Aim
Retype nothing but the lines from the start of the material up to and including the line with "import plotly.graph_objects as go". Pictures don't belong in the copy.

Recorded information
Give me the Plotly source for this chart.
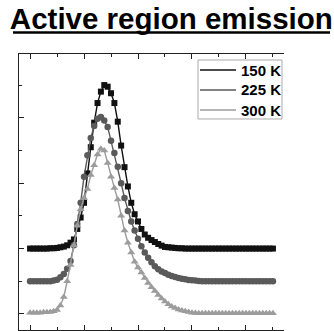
import plotly.graph_objects as go

# Photon energy grid (arbitrary units) and vertically offset emission spectra
x_vals = [0.0, 0.125, 0.25, 0.375, 0.5, 0.625, 0.75, 0.875, 1.0, 1.125, 1.25, 1.375,
          1.5, 1.625, 1.75, 1.875, 2.0, 2.125, 2.25, 2.375, 2.5, 2.625, 2.75, 2.875,
          3.0, 3.125, 3.25, 3.375, 3.5, 3.625, 3.75, 3.875, 4.0, 4.125, 4.25, 4.375,
          4.5, 4.625, 4.75, 4.875, 5.0, 5.125, 5.25, 5.375, 5.5, 5.625, 5.75, 5.875,
          6.0, 6.125, 6.25, 6.375, 6.5, 6.625, 6.75, 6.875, 7.0, 7.125, 7.25, 7.375,
          7.5, 7.625, 7.75, 7.875, 8.0, 8.125, 8.25, 8.375, 8.5, 8.625, 8.75, 8.875, 9.0]

y_150K = [2.0, 2.0, 2.0, 2.0, 2.0, 2.0, 2.01, 2.01, 2.02, 2.04, 2.06, 2.1,
          2.18, 2.28, 2.6, 2.95, 3.4, 4.3, 5.1, 5.85, 6.45, 6.8, 7.0, 6.95,
          6.75, 6.45, 5.88, 5.15, 4.49, 3.9, 3.4, 3.05, 2.83, 2.6, 2.43, 2.33,
          2.26, 2.2, 2.14, 2.09, 2.05, 2.04, 2.03, 2.02, 2.01, 2.01, 2.0, 2.0,
          2.0, 2.0, 2.0, 2.0, 2.0, 2.0, 2.0, 2.0, 2.0, 2.0, 2.0, 2.0,
          2.0, 2.0, 2.0, 2.0, 2.0, 2.0, 2.0, 2.0, 2.0, 2.0, 2.0, 2.0, 2.0]

y_225K = [1.0, 1.0, 1.0, 1.0, 1.0, 1.0, 1.0, 1.02, 1.05, 1.12, 1.22, 1.38,
          1.62, 2.1, 2.75, 3.4, 4.2, 4.85, 5.38, 5.75, 5.97, 6.02, 5.92, 5.72,
          5.3, 4.92, 4.5, 4.0, 3.55, 3.15, 2.83, 2.55, 2.3, 2.07, 1.88, 1.72,
          1.58, 1.46, 1.37, 1.3, 1.25, 1.2, 1.16, 1.13, 1.1, 1.08, 1.06, 1.04,
          1.03, 1.02, 1.01, 1.0, 1.0, 1.0, 1.0, 1.0, 1.0, 1.0, 1.0, 1.0,
          1.0, 1.0, 1.0, 1.0, 1.0, 1.0, 1.0, 1.0, 1.0, 1.0, 1.0, 1.0, 1.0]

y_300K = [0.04, 0.04, 0.04, 0.04, 0.05, 0.05, 0.06, 0.08, 0.12, 0.26, 0.52, 1.0,
          1.5, 2.1, 2.7, 3.2, 3.55, 3.82, 4.25, 4.55, 4.88, 5.05, 5.0, 4.62,
          4.2, 3.85, 3.5, 3.0, 2.55, 2.18, 1.88, 1.6, 1.42, 1.27, 1.1, 0.95,
          0.82, 0.7, 0.58, 0.47, 0.38, 0.3, 0.23, 0.18, 0.14, 0.11, 0.08, 0.06,
          0.04, 0.03, 0.02, 0.02, 0.02, 0.02, 0.02, 0.02, 0.02, 0.02, 0.02, 0.02,
          0.02, 0.02, 0.02, 0.02, 0.02, 0.02, 0.02, 0.02, 0.02, 0.02, 0.02, 0.02, 0.02]

labels = ["150 K", "225 K", "300 K"]
series = [y_150K, y_225K, y_300K]
colors = ["#111111", "#5a5a5a", "#9c9c9c"]
symbols = ["square", "circle", "triangle-up"]
sizes = [6, 6.5, 7]

FONT = "Liberation Sans, Arial, sans-serif"

fig = go.Figure()
for name, ys, col, sym, sz in zip(labels, series, colors, symbols, sizes):
    fig.add_trace(go.Scatter(
        x=x_vals, y=ys, mode="lines+markers", name=name, showlegend=False,
        line=dict(color=col, width=1.4),
        marker=dict(symbol=sym, size=sz, color=col, line=dict(width=0)),
    ))

axis_common = dict(
    showgrid=False, zeroline=False, showticklabels=False,
    showline=True, linecolor="#222222", linewidth=1,
    ticks="inside", ticklen=5, tickwidth=1, tickcolor="#222222",
)

fig.update_xaxes(range=[-0.41, 9.41], tick0=0, dtick=2, mirror="ticks",
                 minor=dict(ticks="inside", ticklen=3, dtick=1, tick0=0, tickcolor="#222222"),
                 **axis_common)
fig.update_yaxes(range=[-0.49, 7.95], tick0=0, dtick=2,
                 minor=dict(ticks="inside", ticklen=3, dtick=1, tick0=0, tickcolor="#222222"),
                 **axis_common)

# Legend box with line-only keys (paper coordinates of the plot area)
shapes = [
    dict(type="rect", xref="paper", yref="paper", x0=0.6755, x1=0.9925, y0=0.7645, y1=0.9783,
         line=dict(color="#aaaaaa", width=1), fillcolor="white", layer="above"),
    # title underline
    dict(type="line", xref="paper", yref="paper", x0=-0.0226, x1=1.1736, y0=1.078, y1=1.078,
         line=dict(color="black", width=2.5)),
]
annotations = []
row_y = [0.942, 0.870, 0.797]
for name, col, yy in zip(labels, colors, row_y):
    shapes.append(dict(type="line", xref="paper", yref="paper", x0=0.683, x1=0.819, y0=yy, y1=yy,
                       line=dict(color=col, width=1.5), layer="above"))
    annotations.append(dict(text=f"<b>{name}</b>", xref="paper", yref="paper", x=0.83, y=yy,
                            xanchor="left", yanchor="middle", showarrow=False,
                            font=dict(size=15, family=FONT, color="black")))

fig.update_layout(
    width=334, height=331,
    margin=dict(l=19, r=50, t=54, b=1),
    paper_bgcolor="white", plot_bgcolor="white",
    font=dict(family=FONT, color="black"),
    showlegend=False,
    shapes=shapes, annotations=annotations,
    title=dict(
        text="<b>Active region emission</b>",
        x=0.513, xanchor="center", xref="container",
        y=0.975, yanchor="top", yref="container",
        font=dict(size=29.5, family=FONT, color="black"),
    ),
)

fig.write_html("out.html")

Correct output
Give me the Plotly source for this chart.
import plotly.graph_objects as go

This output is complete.